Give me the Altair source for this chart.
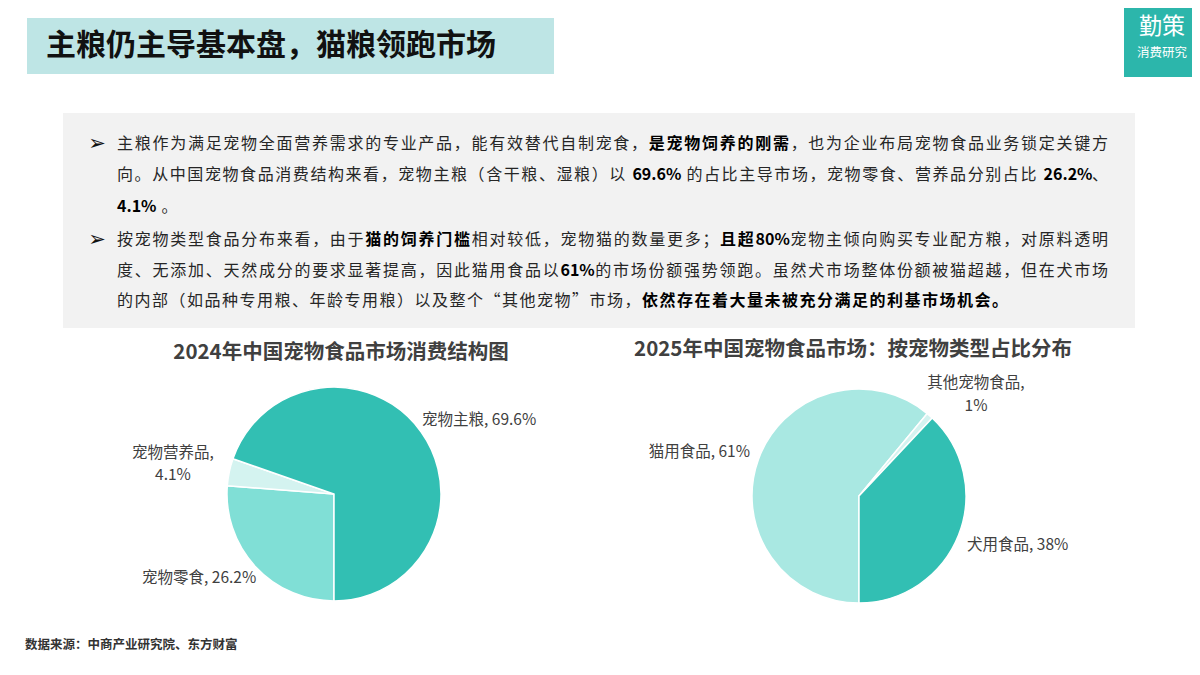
import math
import altair as alt
import pandas as pd

OFF = 8  # page margin
W, H = 1184, 659
FONT = "Noto Sans CJK SC"

# ---------------- data ----------------
food_cats = ["宠物零食", "宠物营养品", "宠物主粮"]
food_vals = [26.2, 4.1, 69.6]
food_colors = ["#80DFD6", "#D4F3F0", "#32BFB3"]

pet_cats = ["猫用食品", "其他宠物食品", "犬用食品"]
pet_vals = [61, 1, 38]
pet_colors = ["#A9E8E2", "#D4F3F0", "#32BFB3"]

title_text = "主粮仍主导基本盘，猫粮领跑市场"
chart1_title = "2024年中国宠物食品市场消费结构图"
chart2_title = "2025年中国宠物食品市场：按宠物类型占比分布"
source_text = "数据来源：中商产业研究院、东方财富"
logo_big = "勤策"
logo_small = "消费研究"

# paragraph lines: list of (segment, bold)
para_lines = [
    [("主粮作为满足宠物全面营养需求的专业产品，能有效替代自制宠食，", False), ("是宠物饲养的刚需", True),
     ("，也为企业布局宠物食品业务锁定关键方", False)],
    [("向。从中国宠物食品消费结构来看，宠物主粮（含干粮、湿粮）以 ", False), ("69.6%", True),
     (" 的占比主导市场，宠物零食、营养品分别占比 ", False), ("26.2%", True), ("、", False)],
    [("4.1%", True), (" 。", False)],
    [("按宠物类型食品分布来看，由于", False), ("猫的饲养门槛", True), ("相对较低，宠物猫的数量更多；", False),
     ("且超80%", True), ("宠物主倾向购买专业配方粮，对原料透明", False)],
    [("度、无添加、天然成分的要求显著提高，因此猫用食品以", False), ("61%", True),
     ("的市场份额强势领跑。虽然犬市场整体份额被猫超越，但在犬市场", False)],
    [("的内部（如品种专用粮、年龄专用粮）以及整个“其他宠物”市场，", False),
     ("依然存在着大量未被充分满足的利基市场机会。", True)],
]
para_justify = [True, True, False, True, True, False]
para_y = [144, 175, 207, 240, 271, 301]
bullet_rows = [0, 3]

# ---------------- layout (page coords) ----------------
TX0, TX1 = 117, 1108
FS = 16
LS = 1.5


def ascii_w(ch):
    if ch.isdigit():
        return 0.555
    if ch == ".":
        return 0.27
    if ch == "%":
        return 0.88
    if ch == " ":
        return 0.25
    return 0.5


def tokenize(seg):
    toks, buf = [], ""
    for ch in seg:
        if ord(ch) < 128 and ch != " ":
            buf += ch
        else:
            if buf:
                toks.append(buf)
                buf = ""
            toks.append(ch)
    if buf:
        toks.append(buf)
    return toks


def tok_width(t, bold):
    w = 0.0
    for ch in t:
        w += ascii_w(ch) if ord(ch) < 128 else 1.0
    f = 1.04 if (bold and all(ord(c) < 128 for c in t)) else 1.0
    return w * FS * f


rows = []
for li, line in enumerate(para_lines):
    toks = []
    for seg, b in line:
        for t in tokenize(seg):
            toks.append((t, b, tok_width(t, b)))
    total = sum(t[2] for t in toks)
    if para_justify[li]:
        gap = (TX1 - TX0 - total) / (len(toks) - 1)
    else:
        gap = LS
    x = TX0
    for t, b, w in toks:
        if t.strip():
            rows.append({"t": t, "x": x - OFF, "y": para_y[li] - OFF, "b": "bold" if b else "normal"})
        x += w + gap
para_df = pd.DataFrame(rows)
bullet_df = pd.DataFrame({"t": ["➢"] * len(bullet_rows),
                          "x": [97 - OFF] * len(bullet_rows),
                          "y": [para_y[i] - OFF for i in bullet_rows]})

one = pd.DataFrame({"a": [0]})


def rect(x0, x1, y0, y1, color):
    return alt.Chart(one).mark_rect(color=color).encode(
        x=alt.value(x0 - OFF), x2=alt.value(x1 - OFF), y=alt.value(y0 - OFF), y2=alt.value(y1 - OFF))


def label(text, x, y, size, color, weight="normal", align="left", font=FONT):
    df = pd.DataFrame({"t": [text], "x": [x - OFF], "y": [y - OFF]})
    return alt.Chart(df).mark_text(align=align, baseline="middle", fontSize=size, color=color,
                                   fontWeight=weight, font=font).encode(
        x=alt.X("x:Q", scale=None), y=alt.Y("y:Q", scale=None), text="t:N")


banner = rect(27, 554, 18, 74, "#BEE5E5")
title = label(title_text, 46, 46, 30, "#111111", "bold")
logo_box = rect(1124, 1200, 8, 77, "#2CB6AB")
logo1 = label(logo_big, 1162, 27, 23, "white", "normal", "center")
logo2 = label(logo_small, 1162, 53, 12.5, "white", "normal", "center")
gray_box = rect(63, 1135, 113, 328, "#F2F2F2")

para_normal = alt.Chart(para_df).transform_filter(alt.datum.b == "normal").mark_text(
    align="left", baseline="middle", fontSize=FS, color="#262626", font=FONT).encode(
    x=alt.X("x:Q", scale=None), y=alt.Y("y:Q", scale=None), text="t:N")
para_bold = alt.Chart(para_df).transform_filter(alt.datum.b == "bold").mark_text(
    align="left", baseline="middle", fontSize=FS, color="#000000", fontWeight="bold", font=FONT).encode(
    x=alt.X("x:Q", scale=None), y=alt.Y("y:Q", scale=None), text="t:N")
bullets = alt.Chart(bullet_df).mark_text(
    align="center", baseline="middle", fontSize=21, color="#111111", font="DejaVu Sans",
    fontWeight="bold").encode(
    x=alt.X("x:Q", scale=None), y=alt.Y("y:Q", scale=None), text="t:N")

t1 = label(chart1_title, 341, 353, 20.5, "#404040", "bold", "center")
t2 = label(chart2_title, 853, 350, 20.5, "#404040", "bold", "center")

# ---------------- pies ----------------
food_df = pd.DataFrame({"cat": food_cats, "val": food_vals, "ord": list(range(len(food_cats)))})
pet_df = pd.DataFrame({"cat": pet_cats, "val": pet_vals, "ord": list(range(len(pet_cats)))})


def pie(df, cats, colors, cx, cy):
    return alt.Chart(df).mark_arc(outerRadius=107, stroke="white", strokeWidth=1.5).encode(
        theta=alt.Theta("val:Q", stack=True, scale=alt.Scale(range=[math.pi, 3 * math.pi])),
        color=alt.Color("cat:N", scale=alt.Scale(domain=cats, range=colors), legend=None),
        order=alt.Order("ord:Q"),
        x=alt.value(cx - OFF), y=alt.value(cy - OFF),
    )


pie1 = pie(food_df, food_cats, food_colors, 334, 494)
pie2 = pie(pet_df, pet_cats, pet_colors, 859, 496)


def pct(v):
    return f"{v:g}%"


LC = "#404040"
LF = 15.5
lab = [
    label(f"{food_cats[2]}, {pct(food_vals[2])}", 422, 420, LF, LC),
    label(f"{food_cats[1]},", 173, 453, LF, LC, align="center"),
    label(pct(food_vals[1]), 173, 475, LF, LC, align="center"),
    label(f"{food_cats[0]}, {pct(food_vals[0])}", 142, 578, LF, LC),
    label(f"{pet_cats[1]},", 976, 383, LF, LC, align="center"),
    label(pct(pet_vals[1]), 976, 406, LF, LC, align="center"),
    label(f"{pet_cats[0]}, {pct(pet_vals[0])}", 750, 452, LF, LC, align="right"),
    label(f"{pet_cats[2]}, {pct(pet_vals[2])}", 967, 545, LF, LC),
]

source = label(source_text, 25, 645, 12.5, "#333333", "bold")

chart = alt.layer(
    banner, title, logo_box, logo1, logo2, gray_box, bullets, para_normal, para_bold,
    t1, t2, pie1, pie2, *lab, source
).resolve_scale(theta="independent", color="independent").properties(
    width=W, height=H, padding=0, autosize=alt.AutoSizeParams(type="none")
).configure(font=FONT, view=alt.ViewConfig(stroke=None))

chart.save("out.html", embed_options={"renderer": "svg", "actions": False})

**Work to do**
Only the lines from the start of the material through the line containing "return w * FS * f" should be transcribed. Pictures stay out.

**Correct response**
Give me the Altair source for this chart.
import math
import altair as alt
import pandas as pd

OFF = 8  # page margin
W, H = 1184, 659
FONT = "Noto Sans CJK SC"

# ---------------- data ----------------
food_cats = ["宠物零食", "宠物营养品", "宠物主粮"]
food_vals = [26.2, 4.1, 69.6]
food_colors = ["#80DFD6", "#D4F3F0", "#32BFB3"]

pet_cats = ["猫用食品", "其他宠物食品", "犬用食品"]
pet_vals = [61, 1, 38]
pet_colors = ["#A9E8E2", "#D4F3F0", "#32BFB3"]

title_text = "主粮仍主导基本盘，猫粮领跑市场"
chart1_title = "2024年中国宠物食品市场消费结构图"
chart2_title = "2025年中国宠物食品市场：按宠物类型占比分布"
source_text = "数据来源：中商产业研究院、东方财富"
logo_big = "勤策"
logo_small = "消费研究"

# paragraph lines: list of (segment, bold)
para_lines = [
    [("主粮作为满足宠物全面营养需求的专业产品，能有效替代自制宠食，", False), ("是宠物饲养的刚需", True),
     ("，也为企业布局宠物食品业务锁定关键方", False)],
    [("向。从中国宠物食品消费结构来看，宠物主粮（含干粮、湿粮）以 ", False), ("69.6%", True),
     (" 的占比主导市场，宠物零食、营养品分别占比 ", False), ("26.2%", True), ("、", False)],
    [("4.1%", True), (" 。", False)],
    [("按宠物类型食品分布来看，由于", False), ("猫的饲养门槛", True), ("相对较低，宠物猫的数量更多；", False),
     ("且超80%", True), ("宠物主倾向购买专业配方粮，对原料透明", False)],
    [("度、无添加、天然成分的要求显著提高，因此猫用食品以", False), ("61%", True),
     ("的市场份额强势领跑。虽然犬市场整体份额被猫超越，但在犬市场", False)],
    [("的内部（如品种专用粮、年龄专用粮）以及整个“其他宠物”市场，", False),
     ("依然存在着大量未被充分满足的利基市场机会。", True)],
]
para_justify = [True, True, False, True, True, False]
para_y = [144, 175, 207, 240, 271, 301]
bullet_rows = [0, 3]

# ---------------- layout (page coords) ----------------
TX0, TX1 = 117, 1108
FS = 16
LS = 1.5


def ascii_w(ch):
    if ch.isdigit():
        return 0.555
    if ch == ".":
        return 0.27
    if ch == "%":
        return 0.88
    if ch == " ":
        return 0.25
    return 0.5


def tokenize(seg):
    toks, buf = [], ""
    for ch in seg:
        if ord(ch) < 128 and ch != " ":
            buf += ch
        else:
            if buf:
                toks.append(buf)
                buf = ""
            toks.append(ch)
    if buf:
        toks.append(buf)
    return toks


def tok_width(t, bold):
    w = 0.0
    for ch in t:
        w += ascii_w(ch) if ord(ch) < 128 else 1.0
    f = 1.04 if (bold and all(ord(c) < 128 for c in t)) else 1.0
    return w * FS * f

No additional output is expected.